| What the task asks |
Write out the material exactly, leaving every picture behind.

>> START Dataset excerpt

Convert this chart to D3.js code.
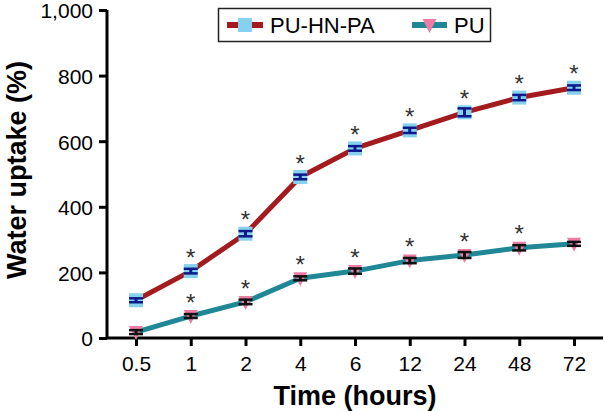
<!DOCTYPE html>
<html>
<head>
<meta charset="utf-8">
<script src="https://cdn.jsdelivr.net/npm/d3@7"></script>
<style>
  html, body { margin: 0; padding: 0; background: #fff; }
  svg { display: block; font-family: "Liberation Sans", Arial, sans-serif; }
</style>
</head>
<body>
<svg id="chart" width="605" height="411"></svg>
<script>
const categories = ["0.5", "1", "2", "4", "6", "12", "24", "48", "72"];
const seriesNames = ["PU-HN-PA", "PU"];
const puhnpaValues = [115, 204, 318, 491, 578, 633, 688, 733, 763];
const puhnpaErrors = [6, 7, 8, 7, 7, 8, 12, 8, 7];
const puhnpaSignificant = [false, true, true, true, true, true, true, true, true];
const puValues = [18, 67, 110, 182, 204, 236, 253, 275, 287];
const puErrors = [6, 6, 7, 6, 8, 8, 9, 8, 6];
const puSignificant = [false, true, true, true, true, true, true, true, false];
const yTicks = [0, 200, 400, 600, 800, 1000];
const yTitle = "Water uptake (%)";
const xTitle = "Time (hours)";

const svg = d3.select("#chart");
const x = d3.scalePoint().domain(categories).range([107, 603]).padding(0.53);
const y = d3.scaleLinear().domain([0, 1000]).range([338, 10]);

const series = [
  { name: seriesNames[0], values: puhnpaValues, errors: puhnpaErrors, sig: puhnpaSignificant, line: "#a31b1f", fill: "#86d0f0", err: "#0b1a8a", shape: "square", starOffset: 19 },
  { name: seriesNames[1], values: puValues, errors: puErrors, sig: puSignificant, line: "#1f8796", fill: "#ec7ca4", err: "#111111", shape: "tri", starOffset: 19 }
];

// axes
const yAxis = d3.axisLeft(y).tickValues(yTicks).tickSize(8).tickPadding(6).tickFormat(d3.format(","));
const gy = svg.append("g").attr("transform", "translate(107,0)").call(yAxis);
const xAxis = d3.axisBottom(x).tickSize(8).tickPadding(10);
const gx = svg.append("g").attr("transform", "translate(0,338)").call(xAxis);
[gx, gy].forEach(g => {
  g.select(".domain").attr("stroke", "#000").attr("stroke-width", 3);
  g.selectAll(".tick line").attr("stroke", "#000").attr("stroke-width", 3);
  g.selectAll(".tick text").attr("fill", "#000").style("font-size", "21px").style("font-family", "'Liberation Sans', Arial, sans-serif");
});
gy.select(".domain").attr("d", "M0,10V338");
gx.select(".domain").attr("d", "M107,0H603");
gy.selectAll(".tick text").attr("dy", "0.38em");

// titles
svg.append("text")
  .attr("transform", "translate(26,170) rotate(-90)")
  .attr("text-anchor", "middle")
  .style("font-size", "27px").style("font-weight", "bold")
  .text(yTitle);
svg.append("text")
  .attr("x", 355).attr("y", 405)
  .attr("text-anchor", "middle")
  .style("font-size", "27px").style("font-weight", "bold")
  .text(xTitle);

const lineGen = d3.line().x((d, i) => x(categories[i])).y(d => y(d));

function drawMarker(g, shape, cx, cy, fill) {
  if (shape === "square") {
    g.append("rect").attr("x", cx - 7).attr("y", cy - 7).attr("width", 14).attr("height", 14).attr("fill", fill);
  } else {
    g.append("path")
      .attr("d", `M${cx - 7},${cy - 6}L${cx + 7},${cy - 6}L${cx},${cy + 8}Z`)
      .attr("fill", fill);
  }
}

series.forEach(s => {
  svg.append("path")
    .datum(s.values)
    .attr("d", lineGen)
    .attr("fill", "none")
    .attr("stroke", s.line)
    .attr("stroke-width", 5)
    .attr("stroke-linejoin", "round");
  const g = svg.append("g");
  s.values.forEach((v, i) => {
    const cx = x(categories[i]);
    const cy = y(v);
    drawMarker(g, s.shape, cx, cy, s.fill);
    const top = y(v + s.errors[i]);
    const bot = y(v - s.errors[i]);
    g.append("line").attr("x1", cx).attr("x2", cx).attr("y1", top).attr("y2", bot).attr("stroke", s.err).attr("stroke-width", 3);
    g.append("line").attr("x1", cx - 7).attr("x2", cx + 7).attr("y1", top).attr("y2", top).attr("stroke", s.err).attr("stroke-width", 2.5);
    g.append("line").attr("x1", cx - 7).attr("x2", cx + 7).attr("y1", bot).attr("y2", bot).attr("stroke", s.err).attr("stroke-width", 2.5);
    if (s.sig[i]) {
      const fs = 24;
      g.append("text")
        .attr("x", cx).attr("y", cy - s.starOffset + 0.57 * fs)
        .attr("text-anchor", "middle")
        .attr("fill", "#333")
        .style("font-size", fs + "px")
        .text("*");
    }
  });
});

// legend
const lg = svg.append("g");
lg.append("rect").attr("x", 218.5).attr("y", 8.5).attr("width", 272).attr("height", 33)
  .attr("fill", "#fff").attr("stroke", "#222").attr("stroke-width", 1.5);
const legendItems = [
  { s: series[0], x0: 227, x1: 263, tx: 270 },
  { s: series[1], x0: 412, x1: 447, tx: 454 }
];
legendItems.forEach(it => {
  const cy = 25;
  lg.append("line").attr("x1", it.x0).attr("x2", it.x1).attr("y1", cy).attr("y2", cy)
    .attr("stroke", it.s.line).attr("stroke-width", 6);
  drawMarker(lg, it.s.shape, (it.x0 + it.x1) / 2, cy, it.s.fill);
  lg.append("text").attr("x", it.tx).attr("y", cy + 8)
    .style("font-size", "22px").attr("fill", "#000").text(it.s.name);
});
</script>
</body>
</html>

>> END Dataset excerpt

| Response to this task |
Convert this chart to D3.js code.
<!DOCTYPE html>
<html>
<head>
<meta charset="utf-8">
<script src="https://cdn.jsdelivr.net/npm/d3@7"></script>
<style>
  html, body { margin: 0; padding: 0; background: #fff; }
  svg { display: block; font-family: "Liberation Sans", Arial, sans-serif; }
</style>
</head>
<body>
<svg id="chart" width="605" height="411"></svg>
<script>
const categories = ["0.5", "1", "2", "4", "6", "12", "24", "48", "72"];
const seriesNames = ["PU-HN-PA", "PU"];
const puhnpaValues = [115, 204, 318, 491, 578, 633, 688, 733, 763];
const puhnpaErrors = [6, 7, 8, 7, 7, 8, 12, 8, 7];
const puhnpaSignificant = [false, true, true, true, true, true, true, true, true];
const puValues = [18, 67, 110, 182, 204, 236, 253, 275, 287];
const puErrors = [6, 6, 7, 6, 8, 8, 9, 8, 6];
const puSignificant = [false, true, true, true, true, true, true, true, false];
const yTicks = [0, 200, 400, 600, 800, 1000];
const yTitle = "Water uptake (%)";
const xTitle = "Time (hours)";

const svg = d3.select("#chart");
const x = d3.scalePoint().domain(categories).range([107, 603]).padding(0.53);
const y = d3.scaleLinear().domain([0, 1000]).range([338, 10]);

const series = [
  { name: seriesNames[0], values: puhnpaValues, errors: puhnpaErrors, sig: puhnpaSignificant, line: "#a31b1f", fill: "#86d0f0", err: "#0b1a8a", shape: "square", starOffset: 19 },
  { name: seriesNames[1], values: puValues, errors: puErrors, sig: puSignificant, line: "#1f8796", fill: "#ec7ca4", err: "#111111", shape: "tri", starOffset: 19 }
];

// axes
const yAxis = d3.axisLeft(y).tickValues(yTicks).tickSize(8).tickPadding(6).tickFormat(d3.format(","));
const gy = svg.append("g").attr("transform", "translate(107,0)").call(yAxis);
const xAxis = d3.axisBottom(x).tickSize(8).tickPadding(10);
const gx = svg.append("g").attr("transform", "translate(0,338)").call(xAxis);
[gx, gy].forEach(g => {
  g.select(".domain").attr("stroke", "#000").attr("stroke-width", 3);
  g.selectAll(".tick line").attr("stroke", "#000").attr("stroke-width", 3);
  g.selectAll(".tick text").attr("fill", "#000").style("font-size", "21px").style("font-family", "'Liberation Sans', Arial, sans-serif");
});
gy.select(".domain").attr("d", "M0,10V338");
gx.select(".domain").attr("d", "M107,0H603");
gy.selectAll(".tick text").attr("dy", "0.38em");

// titles
svg.append("text")
  .attr("transform", "translate(26,170) rotate(-90)")
  .attr("text-anchor", "middle")
  .style("font-size", "27px").style("font-weight", "bold")
  .text(yTitle);
svg.append("text")
  .attr("x", 355).attr("y", 405)
  .attr("text-anchor", "middle")
  .style("font-size", "27px").style("font-weight", "bold")
  .text(xTitle);

const lineGen = d3.line().x((d, i) => x(categories[i])).y(d => y(d));

function drawMarker(g, shape, cx, cy, fill) {
  if (shape === "square") {
    g.append("rect").attr("x", cx - 7).attr("y", cy - 7).attr("width", 14).attr("height", 14).attr("fill", fill);
  } else {
    g.append("path")
      .attr("d", `M${cx - 7},${cy - 6}L${cx + 7},${cy - 6}L${cx},${cy + 8}Z`)
      .attr("fill", fill);
  }
}

series.forEach(s => {
  svg.append("path")
    .datum(s.values)
    .attr("d", lineGen)
    .attr("fill", "none")
    .attr("stroke", s.line)
    .attr("stroke-width", 5)
    .attr("stroke-linejoin", "round");
  const g = svg.append("g");
  s.values.forEach((v, i) => {
    const cx = x(categories[i]);
    const cy = y(v);
    drawMarker(g, s.shape, cx, cy, s.fill);
    const top = y(v + s.errors[i]);
    const bot = y(v - s.errors[i]);
    g.append("line").attr("x1", cx).attr("x2", cx).attr("y1", top).attr("y2", bot).attr("stroke", s.err).attr("stroke-width", 3);
    g.append("line").attr("x1", cx - 7).attr("x2", cx + 7).attr("y1", top).attr("y2", top).attr("stroke", s.err).attr("stroke-width", 2.5);
    g.append("line").attr("x1", cx - 7).attr("x2", cx + 7).attr("y1", bot).attr("y2", bot).attr("stroke", s.err).attr("stroke-width", 2.5);
    if (s.sig[i]) {
      const fs = 24;
      g.append("text")
        .attr("x", cx).attr("y", cy - s.starOffset + 0.57 * fs)
        .attr("text-anchor", "middle")
        .attr("fill", "#333")
        .style("font-size", fs + "px")
        .text("*");
    }
  });
});

// legend
const lg = svg.append("g");
lg.append("rect").attr("x", 218.5).attr("y", 8.5).attr("width", 272).attr("height", 33)
  .attr("fill", "#fff").attr("stroke", "#222").attr("stroke-width", 1.5);
const legendItems = [
  { s: series[0], x0: 227, x1: 263, tx: 270 },
  { s: series[1], x0: 412, x1: 447, tx: 454 }
];
legendItems.forEach(it => {
  const cy = 25;
  lg.append("line").attr("x1", it.x0).attr("x2", it.x1).attr("y1", cy).attr("y2", cy)
    .attr("stroke", it.s.line).attr("stroke-width", 6);
  drawMarker(lg, it.s.shape, (it.x0 + it.x1) / 2, cy, it.s.fill);
  lg.append("text").attr("x", it.tx).attr("y", cy + 8)
    .style("font-size", "22px").attr("fill", "#000").text(it.s.name);
});
</script>
</body>
</html>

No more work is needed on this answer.